--- Start of DATA TO PROCESS ---

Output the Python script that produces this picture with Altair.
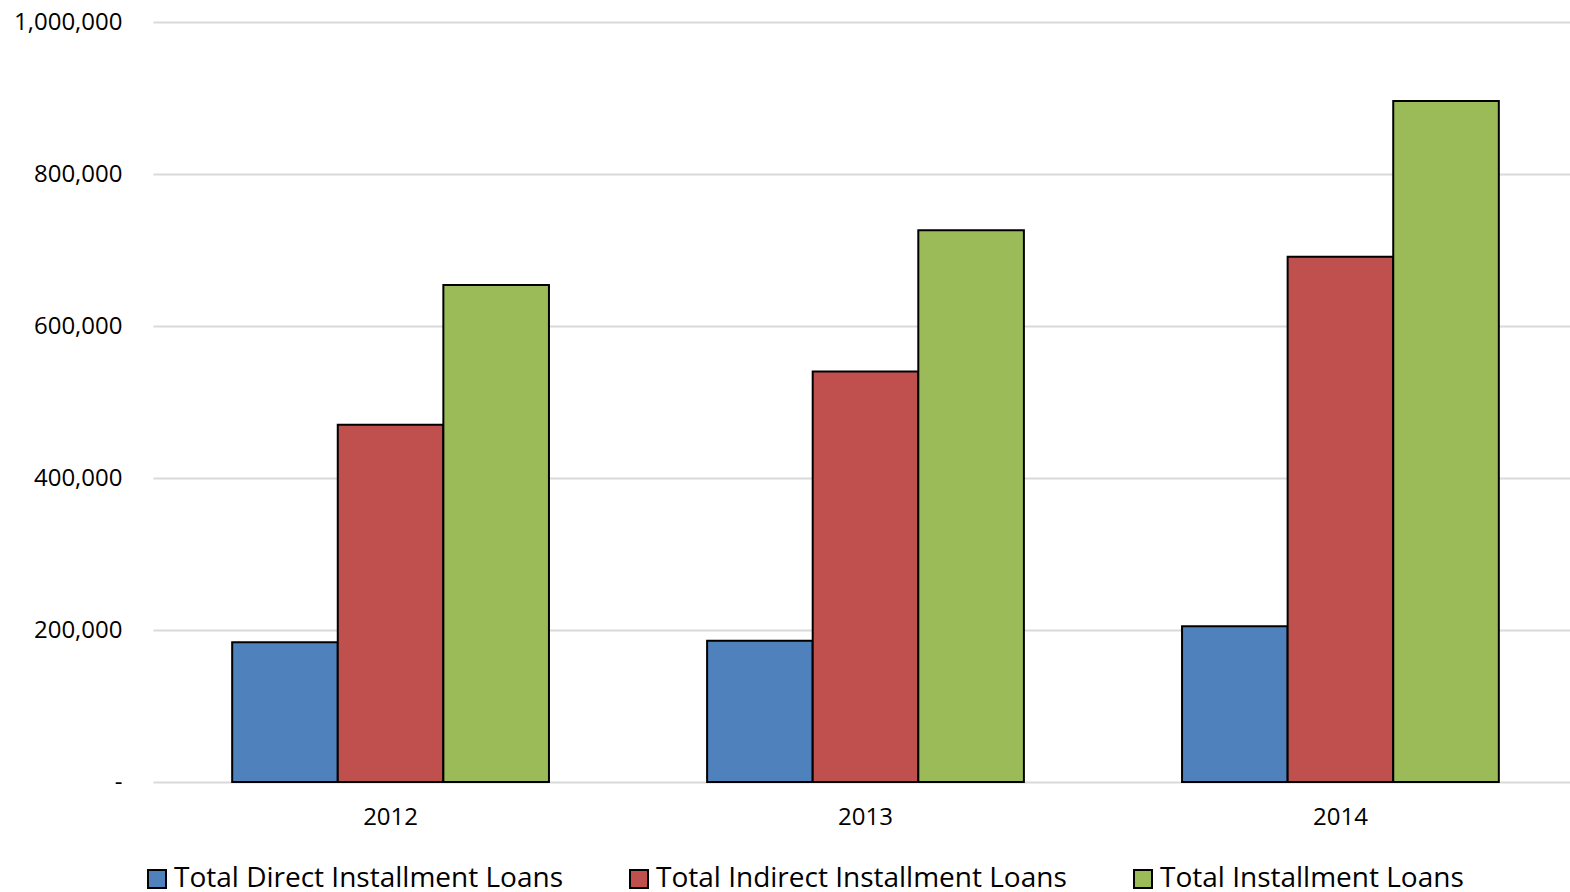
import altair as alt
import pandas as pd

years = ["2012", "2013", "2014"]
series = ["Total Direct Installment Loans", "Total Indirect Installment Loans", "Total Installment Loans"]
direct = [184000, 186000, 205000]
indirect = [470000, 540000, 691000]
total = [654000, 726000, 896000]
colors = ["#4F81BD", "#C0504D", "#9BBB59"]

rows = []
for i, y in enumerate(years):
    for s, vals in zip(series, [direct, indirect, total]):
        rows.append({"year": y, "series": s, "value": vals[i]})
df = pd.DataFrame(rows)

FONT = "Open Sans"

chart = alt.Chart(df).mark_bar(stroke="black", strokeWidth=2).encode(
    x=alt.X("year:N", title=None, sort=years,
            scale=alt.Scale(paddingInner=0.333, paddingOuter=0.1667, range=[0, 1425]),
            axis=alt.Axis(labelAngle=0, labelFontSize=24, labelFont=FONT, labelColor="black",
                          domain=False, ticks=False, labelPadding=23)),
    xOffset=alt.XOffset("series:N", sort=series),
    y=alt.Y("value:Q", title=None,
            scale=alt.Scale(domain=[0, 1000000]),
            axis=alt.Axis(values=[0, 200000, 400000, 600000, 800000, 1000000],
                          labelExpr="datum.value == 0 ? '-\u00a0\u00a0\u00a0\u00a0' : format(datum.value, ',')",
                          labelFontSize=24, labelFont=FONT, labelColor="black",
                          domain=False, ticks=False, labelPadding=31,
                          grid=True, gridColor="#d9d9d9", gridWidth=2)),
    color=alt.Color("series:N", sort=series,
                    scale=alt.Scale(domain=series, range=colors),
                    legend=alt.Legend(title=None, orient="none", legendX=-10, legendY=843,
                                      direction="horizontal", symbolType="square", symbolSize=324,
                                      symbolStrokeColor="black", symbolStrokeWidth=2,
                                      labelFontSize=28, labelFont=FONT, labelColor="black",
                                      labelOffset=3, columnPadding=62, labelLimit=600)),
).properties(
    width=1415, height=760,
    autosize=alt.AutoSizeParams(type="none"),
    padding={"left": 153, "top": 22, "right": 2, "bottom": 110},
).configure_view(stroke=None)

chart.save("out.html", embed_options={"renderer": "svg", "actions": False})
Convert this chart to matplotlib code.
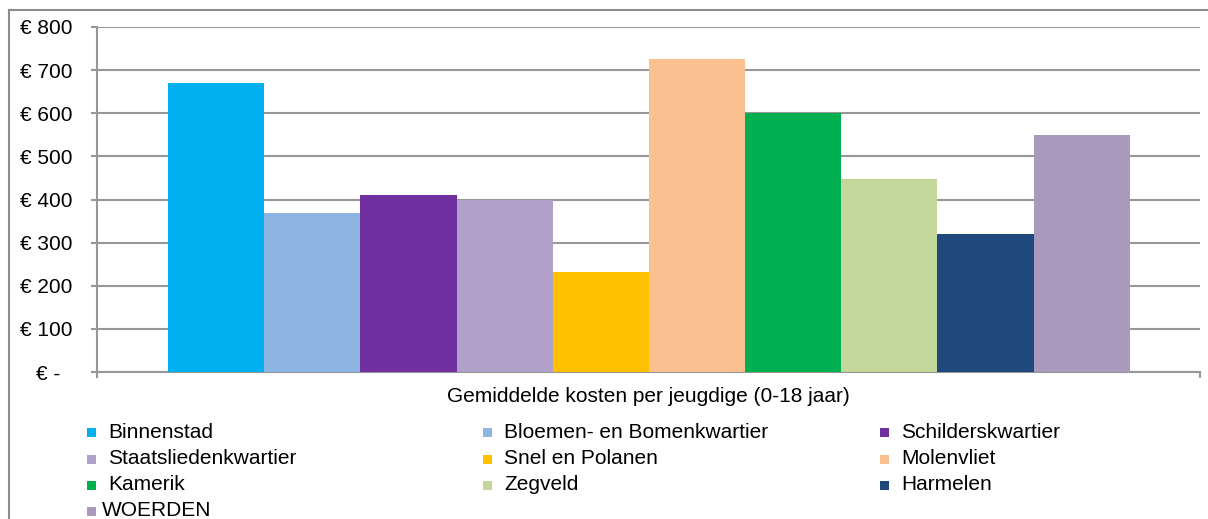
import matplotlib.pyplot as plt
from matplotlib.lines import Line2D
from matplotlib.patches import Rectangle
from matplotlib.transforms import ScaledTranslation

plt.rcParams['font.family'] = ['Liberation Sans', 'DejaVu Sans']

wijken = ["Binnenstad", "Bloemen- en Bomenkwartier", "Schilderskwartier",
          "Staatsliedenkwartier", "Snel en Polanen", "Molenvliet",
          "Kamerik", "Zegveld", "Harmelen", "WOERDEN"]
kosten = [670, 369, 411, 400, 232, 726, 600, 448, 320, 550]
kleuren = ["#00B0F0", "#8EB4E3", "#7030A0", "#B1A0C7", "#FFC000",
           "#FAC090", "#00B050", "#C4D79B", "#1F497D", "#A99ABD"]
y_ticks = [0, 100, 200, 300, 400, 500, 600, 700, 800]
y_labels = ["€ -", "€ 100", "€ 200", "€ 300", "€ 400", "€ 500", "€ 600", "€ 700", "€ 800"]
x_label = "Gemiddelde kosten per jeugdige (0-18 jaar)"

W, H = 1208, 519
fig = plt.figure(figsize=(W / 100, H / 100), dpi=100)
fig.patch.set_facecolor("white")

# axes placed in pixel terms
left, right, top, bottom = 97, 1200, 27, 372
ax = fig.add_axes([left / W, 1 - bottom / H, (right - left) / W, (bottom - top) / H])

grid_col = "#979797"
bar_w = 0.0872
start = 0.0644
for i, (naam, val, kl) in enumerate(zip(wijken, kosten, kleuren)):
    ax.bar(start + i * bar_w, val, width=bar_w, align="edge", color=kl,
           linewidth=0, zorder=3)

ax.set_xlim(0, 1)
ax.set_ylim(0, 800)
ax.set_yticks(y_ticks)
ax.set_yticklabels(y_labels, fontsize=15)
ax.set_xticks([0, 1])
ax.set_xticklabels(["", ""])
ax.yaxis.grid(True, color=grid_col, linewidth=1.5, zorder=0)
ax.set_axisbelow(True)
for s in ["top", "right"]:
    ax.spines[s].set_visible(False)
for s in ["left", "bottom"]:
    ax.spines[s].set_color(grid_col)
    ax.spines[s].set_linewidth(1.5)
ax.tick_params(axis="y", length=4.3, width=1.5, color=grid_col, pad=13.5)
ax.tick_params(axis="x", length=4.3, width=1.5, color=grid_col)

# zero label sits a bit further left (accounting format)
zero_lbl = ax.get_yticklabels()[0]
zero_lbl.set_transform(zero_lbl.get_transform() + ScaledTranslation(-12 / 100, 0, fig.dpi_scale_trans))

fig.text(648 / W, 1 - 397 / H, x_label, fontsize=15, ha="center", va="center")

# legend, row-major in 3 columns
col_x = [91, 487, 884]
row_y = [432, 459, 485, 511]
for i, (naam, kl) in enumerate(zip(wijken, kleuren)):
    r, c = divmod(i, 3)
    cx, cy = col_x[c], row_y[r]
    fig.add_artist(Rectangle(((cx - 4.5) / W, 1 - (cy + 4.5) / H), 9 / W, 9 / H,
                             transform=fig.transFigure, color=kl, linewidth=0))
    tx = cx + 17 if naam != "WOERDEN" else cx + 11
    fig.text(tx / W, 1 - cy / H, naam, fontsize=15, ha="left", va="center")

# outer chart frame (cropped at right and bottom)
frame_col = "#8C8C8C"
fig.add_artist(Line2D([9 / W, 9 / W], [-0.1, 1 - 10 / H], transform=fig.transFigure,
                      color=frame_col, linewidth=1.5))
fig.add_artist(Line2D([9 / W, 1.1], [1 - 10 / H, 1 - 10 / H], transform=fig.transFigure,
                      color=frame_col, linewidth=1.5))

fig.savefig("out.png", dpi=100)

--- End of DATA TO PROCESS ---

• [AIM]: Nothing but the pictures may be dropped; output the records above exactly.

• [EXERCISE ANSWER]:
Output the Python script that produces this picture with Altair.
import altair as alt
import pandas as pd

years = ["2012", "2013", "2014"]
series = ["Total Direct Installment Loans", "Total Indirect Installment Loans", "Total Installment Loans"]
direct = [184000, 186000, 205000]
indirect = [470000, 540000, 691000]
total = [654000, 726000, 896000]
colors = ["#4F81BD", "#C0504D", "#9BBB59"]

rows = []
for i, y in enumerate(years):
    for s, vals in zip(series, [direct, indirect, total]):
        rows.append({"year": y, "series": s, "value": vals[i]})
df = pd.DataFrame(rows)

FONT = "Open Sans"

chart = alt.Chart(df).mark_bar(stroke="black", strokeWidth=2).encode(
    x=alt.X("year:N", title=None, sort=years,
            scale=alt.Scale(paddingInner=0.333, paddingOuter=0.1667, range=[0, 1425]),
            axis=alt.Axis(labelAngle=0, labelFontSize=24, labelFont=FONT, labelColor="black",
                          domain=False, ticks=False, labelPadding=23)),
    xOffset=alt.XOffset("series:N", sort=series),
    y=alt.Y("value:Q", title=None,
            scale=alt.Scale(domain=[0, 1000000]),
            axis=alt.Axis(values=[0, 200000, 400000, 600000, 800000, 1000000],
                          labelExpr="datum.value == 0 ? '-\u00a0\u00a0\u00a0\u00a0' : format(datum.value, ',')",
                          labelFontSize=24, labelFont=FONT, labelColor="black",
                          domain=False, ticks=False, labelPadding=31,
                          grid=True, gridColor="#d9d9d9", gridWidth=2)),
    color=alt.Color("series:N", sort=series,
                    scale=alt.Scale(domain=series, range=colors),
                    legend=alt.Legend(title=None, orient="none", legendX=-10, legendY=843,
                                      direction="horizontal", symbolType="square", symbolSize=324,
                                      symbolStrokeColor="black", symbolStrokeWidth=2,
                                      labelFontSize=28, labelFont=FONT, labelColor="black",
                                      labelOffset=3, columnPadding=62, labelLimit=600)),
).properties(
    width=1415, height=760,
    autosize=alt.AutoSizeParams(type="none"),
    padding={"left": 153, "top": 22, "right": 2, "bottom": 110},
).configure_view(stroke=None)

chart.save("out.html", embed_options={"renderer": "svg", "actions": False})
Convert this chart to matplotlib code.
import matplotlib.pyplot as plt
from matplotlib.lines import Line2D
from matplotlib.patches import Rectangle
from matplotlib.transforms import ScaledTranslation

plt.rcParams['font.family'] = ['Liberation Sans', 'DejaVu Sans']

wijken = ["Binnenstad", "Bloemen- en Bomenkwartier", "Schilderskwartier",
          "Staatsliedenkwartier", "Snel en Polanen", "Molenvliet",
          "Kamerik", "Zegveld", "Harmelen", "WOERDEN"]
kosten = [670, 369, 411, 400, 232, 726, 600, 448, 320, 550]
kleuren = ["#00B0F0", "#8EB4E3", "#7030A0", "#B1A0C7", "#FFC000",
           "#FAC090", "#00B050", "#C4D79B", "#1F497D", "#A99ABD"]
y_ticks = [0, 100, 200, 300, 400, 500, 600, 700, 800]
y_labels = ["€ -", "€ 100", "€ 200", "€ 300", "€ 400", "€ 500", "€ 600", "€ 700", "€ 800"]
x_label = "Gemiddelde kosten per jeugdige (0-18 jaar)"

W, H = 1208, 519
fig = plt.figure(figsize=(W / 100, H / 100), dpi=100)
fig.patch.set_facecolor("white")

# axes placed in pixel terms
left, right, top, bottom = 97, 1200, 27, 372
ax = fig.add_axes([left / W, 1 - bottom / H, (right - left) / W, (bottom - top) / H])

grid_col = "#979797"
bar_w = 0.0872
start = 0.0644
for i, (naam, val, kl) in enumerate(zip(wijken, kosten, kleuren)):
    ax.bar(start + i * bar_w, val, width=bar_w, align="edge", color=kl,
           linewidth=0, zorder=3)

ax.set_xlim(0, 1)
ax.set_ylim(0, 800)
ax.set_yticks(y_ticks)
ax.set_yticklabels(y_labels, fontsize=15)
ax.set_xticks([0, 1])
ax.set_xticklabels(["", ""])
ax.yaxis.grid(True, color=grid_col, linewidth=1.5, zorder=0)
ax.set_axisbelow(True)
for s in ["top", "right"]:
    ax.spines[s].set_visible(False)
for s in ["left", "bottom"]:
    ax.spines[s].set_color(grid_col)
    ax.spines[s].set_linewidth(1.5)
ax.tick_params(axis="y", length=4.3, width=1.5, color=grid_col, pad=13.5)
ax.tick_params(axis="x", length=4.3, width=1.5, color=grid_col)

# zero label sits a bit further left (accounting format)
zero_lbl = ax.get_yticklabels()[0]
zero_lbl.set_transform(zero_lbl.get_transform() + ScaledTranslation(-12 / 100, 0, fig.dpi_scale_trans))

fig.text(648 / W, 1 - 397 / H, x_label, fontsize=15, ha="center", va="center")

# legend, row-major in 3 columns
col_x = [91, 487, 884]
row_y = [432, 459, 485, 511]
for i, (naam, kl) in enumerate(zip(wijken, kleuren)):
    r, c = divmod(i, 3)
    cx, cy = col_x[c], row_y[r]
    fig.add_artist(Rectangle(((cx - 4.5) / W, 1 - (cy + 4.5) / H), 9 / W, 9 / H,
                             transform=fig.transFigure, color=kl, linewidth=0))
    tx = cx + 17 if naam != "WOERDEN" else cx + 11
    fig.text(tx / W, 1 - cy / H, naam, fontsize=15, ha="left", va="center")

# outer chart frame (cropped at right and bottom)
frame_col = "#8C8C8C"
fig.add_artist(Line2D([9 / W, 9 / W], [-0.1, 1 - 10 / H], transform=fig.transFigure,
                      color=frame_col, linewidth=1.5))
fig.add_artist(Line2D([9 / W, 1.1], [1 - 10 / H, 1 - 10 / H], transform=fig.transFigure,
                      color=frame_col, linewidth=1.5))

fig.savefig("out.png", dpi=100)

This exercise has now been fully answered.